On May 8, 2006, at 8:50 AM, Peter Shinners wrote:

On Mon, 2006-05-08 at 01:59 -0700, Bob Ippolito wrote:
select.select blocks exactly no longer than you ask it to.
pygame.event.get blocks until it gets an event. For an application
that mostly just waits for events (mouse, keyboard) via
pygame.event.get is not going to interoperate well with network
events if it only polls the network after some user input.

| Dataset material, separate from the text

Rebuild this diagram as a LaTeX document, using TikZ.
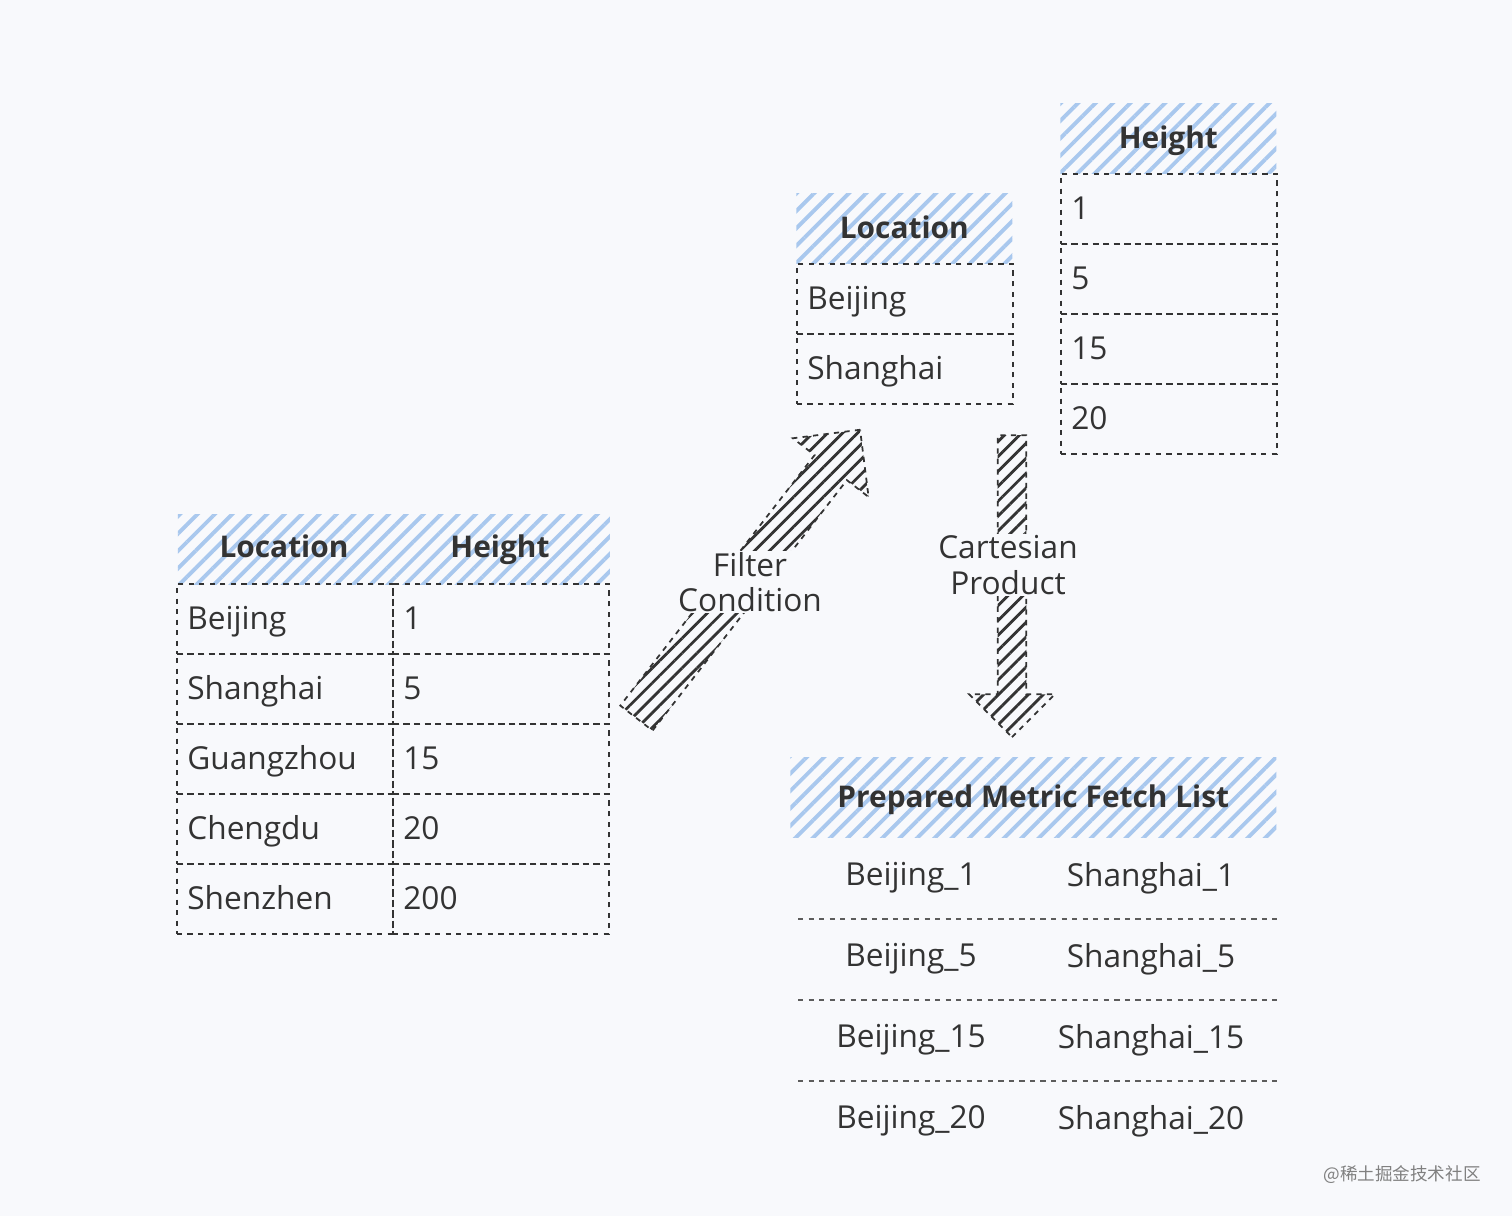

The whole point of select is that a single threaded application can do
nonblocking IO. There aren't any real games that use pygame.event.wait()
because it means you can't have any animation. So there shouldn't be any
sleeping or blocking the networking or input needs to interrupt each
other.

That's not true, it's actually a common pattern to multiplex all socket event listening in an auxiliary thread. Mac OS X's networking is implemented in this way, for example, because the main loop is blocking on a "pygame.event.wait" equivalent (mach ports). When a socket event happens, it sends a mach message to the main runloop which wakes up and handles the event(s).


I would still prefer to see a single threaded solution. But as long at
it is transparent (like SDL_mixer) I don't have a problem with threads.

A single threaded solution is only good if you're polling SDL frequently. pygame.event.wait() is counter to single-threaded networking.